E questo accade perché, in Italia, vi è una quantità folle di norme incriminatrici: seimila circa, oltre a quelle previste nel codice penale. “Molte di queste norme – dice Roppo – sono approvate con formulazioni vaghe: esempio tipico è l’indecifrabile delitto di traffico di influenze illecite (art. 346-bis c.p.)”. E da dove nasce questo tsunami di norme vaghe? Nasce da una consapevole scelta. “Sui temi più sensibili per l’opinione pubblica, come la corruzione, la violenza contro le donne, la pedopornografia, l’ansia di rappresentare le istanze punitive dei cittadini induce le maggioranze parlamentari alla costruzione di ipotesi fortemente indeterminate che servono non solo per punire, ma soprattutto per investigare, per conoscere e per far conoscere. Sono quindi intenzionalmente indeterminate proprio per allargare al massimo le possibilità inquisitorie”.
E questo cosa comporta? Semplice: “All’ombra di intricate selve normative cresce una giurisdizione oscura, quella che consegna al giudice l’improprio potere di costruire la fattispecie incriminatrice per il caso concreto.
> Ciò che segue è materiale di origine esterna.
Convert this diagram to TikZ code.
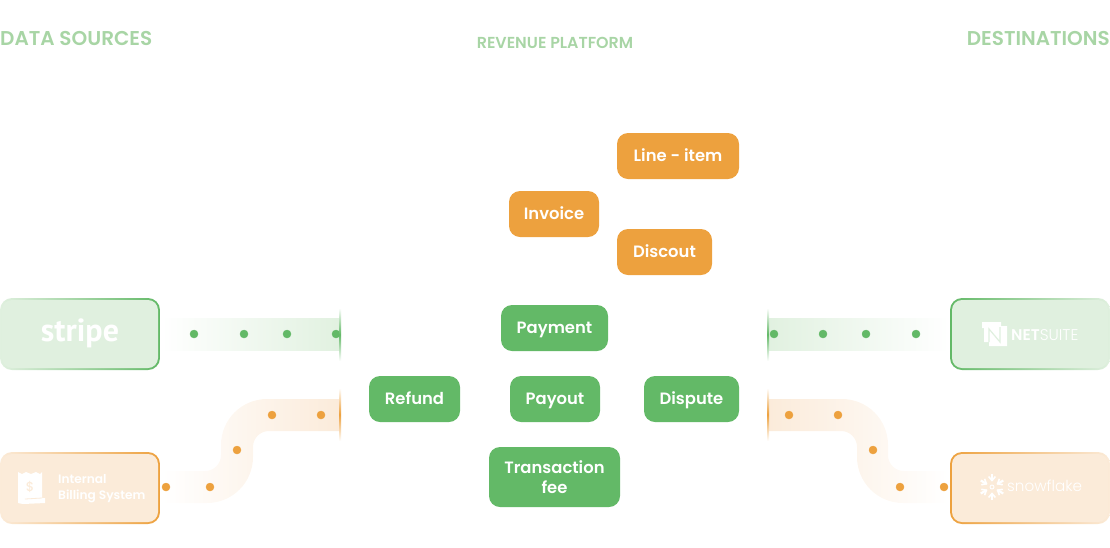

In sostanza le norme indeterminate, intrecciate a quelle processuali, funzionano nella pratica quotidiana come ‘mandati a conoscere’, come autorizzazione a introdursi nella vita dei cittadini”. Si deve dunque, dice Roppo, in larga misura al populismo penale – praticato da significativi settori del sistema politico come facile mezzo di conquista del consenso popolare – se il nostro ordinamento dei delitti e delle pene segue da tempo una linea di sviluppo poco compatibile con i princìpi del garantismo. E l’elemento interessante offerto dallo studioso come spunto di riflessione non è cosa deve fare la magistratura per cambiare se stessa, tema importante naturalmente, ma è cosa la politica può fare, anche senza referendum, per evitare di trasformare i magistrati in custodi più del codice morale che del codice penale.
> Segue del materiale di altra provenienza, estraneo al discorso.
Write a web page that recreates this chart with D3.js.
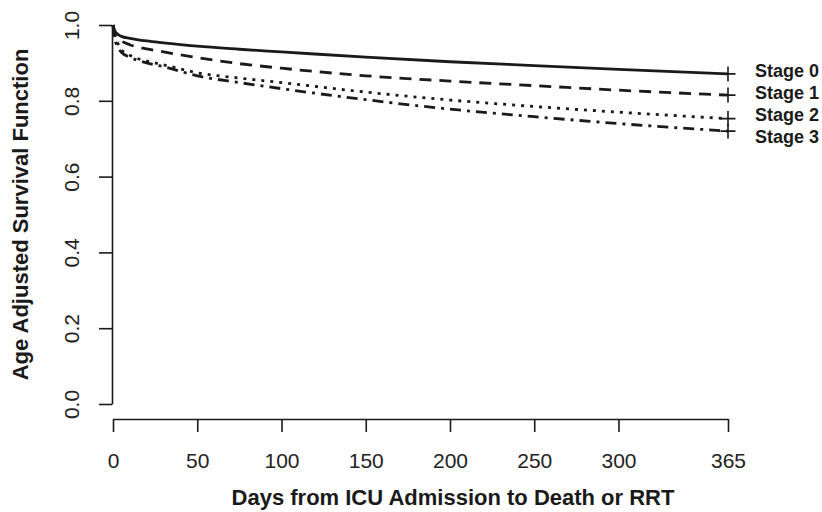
<!DOCTYPE html>
<html>
<head>
<meta charset="utf-8">
<script src="https://cdn.jsdelivr.net/npm/d3@7"></script>
<style>
  body { margin: 0; background: #fff; }
  svg { display: block; font-family: "Liberation Sans", Arial, sans-serif; }
</style>
</head>
<body>
<svg width="822" height="512"></svg>
<script>
// days since ICU admission and age adjusted survival per stage
var days   = [0, 1, 3, 5, 10, 20, 30, 50, 75, 100, 150, 200, 250, 300, 365]
var stage0 = [1.0, 0.985, 0.975, 0.970, 0.965, 0.958, 0.953, 0.944, 0.936, 0.929, 0.915, 0.903, 0.893, 0.883, 0.871]
var stage1 = [1.0, 0.980, 0.965, 0.958, 0.948, 0.937, 0.929, 0.914, 0.898, 0.886, 0.866, 0.852, 0.840, 0.828, 0.815]
var stage2 = [1.0, 0.970, 0.950, 0.935, 0.920, 0.905, 0.895, 0.874, 0.860, 0.848, 0.823, 0.802, 0.785, 0.770, 0.753]
var stage3 = [1.0, 0.965, 0.940, 0.928, 0.915, 0.900, 0.890, 0.866, 0.848, 0.832, 0.803, 0.778, 0.758, 0.740, 0.720]

var stageNames = ["Stage 0", "Stage 1", "Stage 2", "Stage 3"]
var xTicks = [0, 50, 100, 150, 200, 250, 300, 365]
var yTicks = [0, 0.2, 0.4, 0.6, 0.8, 1.0]

var series = [stage0, stage1, stage2, stage3]
var dashes = [null, "12,8", "3,6", "11,6,3,6"]

var svg = d3.select("svg")

var x = d3.scaleLinear().domain([0, 365]).range([113, 728])
var y = d3.scaleLinear().domain([0, 1]).range([404, 25])

var ink = "#1a1a1a"

// x axis, R style (detached from the y axis)
var xAxis = svg.append("g")
  .attr("transform", "translate(0,419)")
  .call(d3.axisBottom(x).tickValues(xTicks).tickSize(13).tickSizeOuter(0).tickFormat(d3.format("d")))
xAxis.selectAll("text")
  .attr("y", 49).attr("dy", 0)
  .attr("font-size", 21).attr("fill", "#222")
  .style("font-family", "Liberation Sans, Arial, sans-serif")

// y axis with rotated labels
var yAxis = svg.append("g")
  .attr("transform", "translate(112,0)")
  .call(d3.axisLeft(y).tickValues(yTicks).tickSize(13).tickSizeOuter(0).tickFormat(d3.format(".1f")))
yAxis.selectAll("text")
  .attr("x", 0).attr("dy", 0)
  .attr("transform", "translate(-33,0) rotate(-90)")
  .attr("text-anchor", "middle")
  .attr("font-size", 21).attr("fill", "#222")
  .style("font-family", "Liberation Sans, Arial, sans-serif")

svg.selectAll(".domain, .tick line").attr("stroke", ink).attr("stroke-width", 1.6)

// axis titles
svg.append("text")
  .attr("x", 453).attr("y", 505)
  .attr("text-anchor", "middle")
  .attr("font-size", 22).attr("font-weight", "bold").attr("fill", ink)
  .text("Days from ICU Admission to Death or RRT")

svg.append("text")
  .attr("transform", "translate(28," + y(0.5) + ") rotate(-90)")
  .attr("text-anchor", "middle")
  .attr("font-size", 22).attr("font-weight", "bold").attr("fill", ink)
  .text("Age Adjusted Survival Function")

// survival curves
var line = d3.line()
  .x(function (d, i) { return x(days[i]) })
  .y(function (d) { return y(d) })
  .curve(d3.curveMonotoneX)

svg.append("g").selectAll("path")
  .data(series)
  .enter().append("path")
    .attr("d", line)
    .attr("fill", "none")
    .attr("stroke", ink)
    .attr("stroke-width", 2.8)
    .attr("stroke-dasharray", function (d, i) { return dashes[i] })

// censor marks at the last day
var last = days.length - 1
svg.append("g").selectAll("path")
  .data(series)
  .enter().append("path")
    .attr("d", function (d) {
      var cx = x(days[last]), cy = y(d[last]), h = 7.5
      return "M" + (cx - h) + "," + cy + "H" + (cx + h) + "M" + cx + "," + (cy - h) + "V" + (cy + h)
    })
    .attr("stroke", ink)
    .attr("stroke-width", 1.6)

// stage labels stacked next to the end of the curves
var labelTop = y(stage0[last]) - 3
svg.append("g").selectAll("text")
  .data(stageNames)
  .enter().append("text")
    .attr("x", 755)
    .attr("y", function (d, i) { return labelTop + i * 22 + 6 })
    .attr("font-size", 18).attr("font-weight", "bold").attr("fill", ink)
    .text(function (d) { return d })
</script>
</body>
</html>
Il saggio di Roppo offre poi molteplici spunti di riflessione. Invita a diffidare dei dibattimenti costruiti solo per offrire una rappresentazione scenica del processo e Roppo usa parole molto critiche anche per quei maxi processi all’interno dei quali vi è un uso propagandistico dello strumento processuale. Invita a diffidare di tutti coloro che non si battono per prevenire l’apertura di processi che non meritano di essere aperti, processi di ogni tipo, e che non si rendono conto che parte della cultura garantista è “risparmiare che qualcuno abbia a patire senza ragione il male del processo”. Invita a osservare con la giusta attenzione tutti quei pm che in modo irresponsabile si sono specializzati nell’avviare “inchieste poi naufragate per la constatata inconsistenza dell’ipotesi accusatoria, ma che intanto espongono ingiustamente l’indagato al male del processo, meritandosi il nome di ‘inchieste killer’”. Invita a non chiudere gli occhi di fronte al processo mediatico che “è sovente veicolo di lesione delle garanzie dovute a fondamentali diritti della persona come l’onore, la riservatezza, l’immagine” e che troppo spesso coinvolge nel tritacarne “persone estranee a ogni imputazione: come quando si pubblicano conversazioni intercettate fra l’imputato e i suoi interlocutori, le cui parole finiscono in pasto al pubblico; o parole dell’imputato, relative a vicende e persone che non hanno nulla a che fare col processo”, fatti che avvengono non per “la loro oggettiva pertinenza alla materia del processo o la loro rilevanza pubblica, ma piuttosto per la loro capacità di soddisfare futili se non morbose curiosità del pubblico. E questo ne esalta la potenzialità lesiva: perché quanto più i fatti o le parole di una persona suscitano curiosità morbosa, tanto più significa che sono fatti o parole della sua sfera intima, meritevoli quindi di particolare protezione”.
Il garantismo, dice l’autore, non potrà mai affermarsi se non si considera tutto questo. E se non si considererà un altro problema: fino a quando sarà difeso dai suoi falsi amici, il garantismo non potrà mai essere difeso davvero. In molti, a destra, a sinistra, da Matteo Salvini a Giorgia Meloni passando per il M5s e anche per il Pd, si dicono garantisti a parole, ma poi in “vari modi maltrattano l’idea del garantismo, correttamente e coerentemente intesa: sono sedicenti garantisti che predicano e in qualche misura anche praticano il garantismo, ma più o meno occasionalmente finiscono, magari senza accorgersene, a razzolare nel cortile dell’anti garantismo; o garantisti che declinano il garantismo in termini così smaccatamente impropri, da restituirne un’immagine deforme”. Garantisti che difendono gli amici indagati ma poi speculano sulla pelle dei carcerati. Garantisti che attaccano i giustizialisti ma poi riempiono l’ordinamento di norme che moltiplicano i poteri delle procure.
Garantisti che si dicono a difesa dello stato di diritto ma poi usano le leve del circo mediatico per ottenere un beneficio elettorale. Per combattere il giustizialismo non è sufficiente riconoscere quali sono le degenerazioni prodotte dal circo mediatico. Ma è necessario prima di tutto guardare in faccia i falsi amici del garantismo e ricordarsi che chi difende le libertà a metà non è parte di una soluzione: è parte di un problema. Il referendum di ieri, se vogliamo, ha contribuito a ricordare anche questo. E’ ora di svegliarsi.